Compliance in Focus

For Some Prime Brokers, DCO Registration Looms Large

For Some Prime Brokers, DCO Registration Looms Large

Compliance in Focus is a content series on regulatory topics for financial markets and the challenges compliance officers face in addressing surveillance and monitoring. Compliance in Focus is produced in collaboration with Eventus.

The U.S. Commodity Futures Trading Commission’s May 17 advisory that some prime brokers might have to register as derivatives clearing organizations (DCOs) is a “huge deal” for the industry, both in terms of the burden imposed on individual firms and the potential impact to a global market with notional value exceeding $600 trillion.

That’s the opinion of Maggie Sklar, Partner, Banking and Financial Services at Davis Wright Tremaine and formerly Senior Counsel to the Chairman at the CFTC.

Maggie Sklar, Davis Wright Tremaine

“The people that need to register will need to have risk management, surveillance systems and technology for sure, and also comply with the full panoply of regulations,” Sklar told Markets Media. “It’s not a small thing — for many firms it could take millions of dollars to get into compliance, and lots of time and thought.”

The May 17 CFTC staff advisory “encourages entities using prime brokerage arrangements that provide credit substitution on a centralized basis to examine the specific nature of their activities for the potential need to register as a derivatives clearing organization (DCO).”

“DCR [Division of Clearing and Risk] staff have recently encountered potential DCO registration issues involving prime brokerage arrangements used by swap execution facilities or those seeking to register as SEFs, particularly through the use of market structures that require the use of a single prime broker to provide centralized credit substitution to all SEF participants,” the advisory stated. “While DCR staff does not believe that all prime brokerage arrangements will meet the definition of a DCO, DCR has recently informed several SEFs and SEF applicants that proposed market structures requiring use of a single prime broker that is a centralized credit intermediary would be required to register as a DCO.”

In addition to proper surveillance and tech systems, Sklar cited several needs for a firm to become a CFTC-registered DCO: a Board, governance mechanisms, a disciplinary committee, a risk management committee, an order book on the SEF side, and a default waterfall on the DCO side.

“They’re going to need to do the real things that DCOs do, which prime brokers do not do because it’s not their job,” Sklar said. “They’re going to have to abide by customer protection rules, which they don’t have to do right now.”

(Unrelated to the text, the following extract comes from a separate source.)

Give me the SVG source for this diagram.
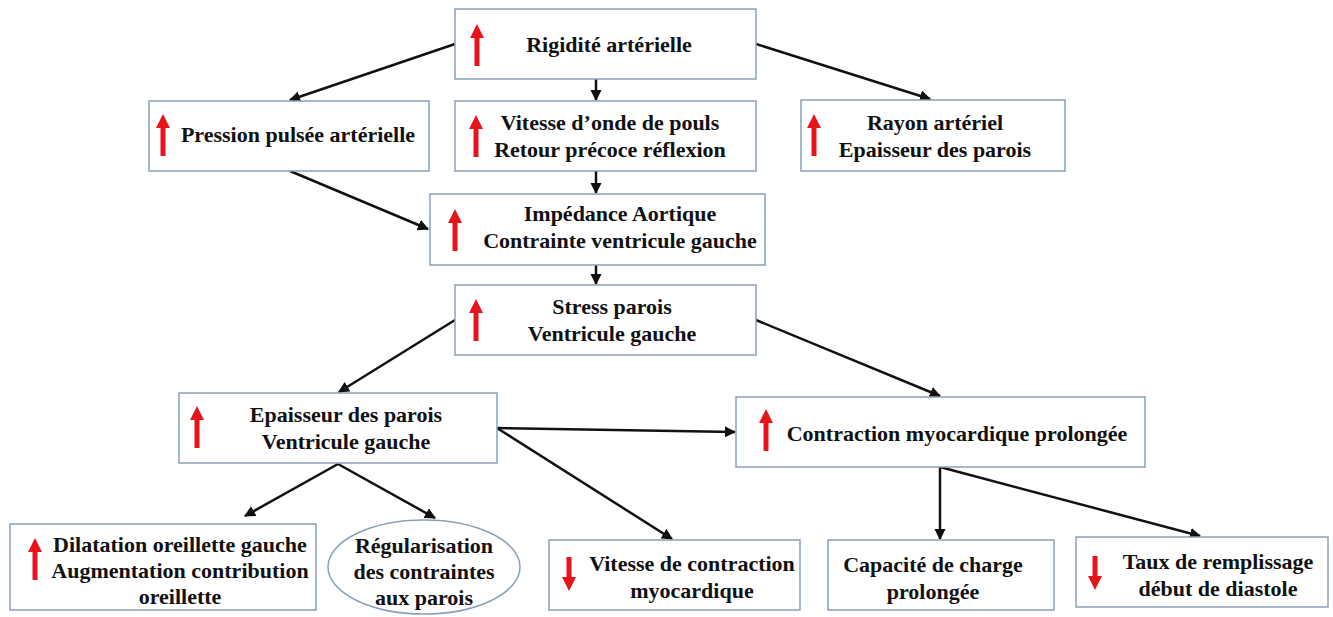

Sklar said the CFTC’s advisory is an example of tighter regulation on prime brokers following the 2021 collapse of New York-based Archegos Capital Management. That collapse caused about $10 billion in bank losses, after “each of Archegos’s prime brokers suffered a critical lack of information on their client’s other levered bets, causing them to underprice the risk of their own loans,” according to a Global Custodian report.

More regulatory scrutiny on prime brokerage extends across the Atlantic. Archegos “highlighted the increasingly complex interconnections between banks and non-bank financial institutions, confirming that sound risk management, governance and culture are key for addressing the tail risks stemming from the prime brokerage business,” The European Central Bank said in an August 2022 supervision newsletter.

Liz Davis, Davis Wright Tremaine

Regarding what’s next, Elizabeth Davis, Co-Chair of the Financial Services practice group at Davis Wright Tremaine and a former CFTC enforcement attorney, said firms need to consider getting out in front of enforcement actions.

“The key takeaway is that folks need to see if they fall under the rubric of this, and if they do, they should consider self-reporting to DCR and Enforcement and start the registration process,” she said. “I think there will be latitude to work with DCR and Enforcement. That’s not to say you would escape a penalty, but I imagine the penalty would be significantly less if you engaged.”

“But the challenge with enforcement actions is, once you go in, since the CFTC is principles-based, are you opening yourself up to some other avenue of investigation?” she added. “So it’s a balancing act depending on who you are and what your situation is.”

Joe Schifano, Global Head of Regulatory Affair at Eventus, said newly registered DCOs will need surveillance systems, but that is a concern after their initial conversations with the CFTC. “I envision people being concerned about whether to go in and self-report, and how they go about self-reporting,” Schifano said. “But this is the reality of making compliance governance decisions. Reacting in a hurry to something like this is not easy.”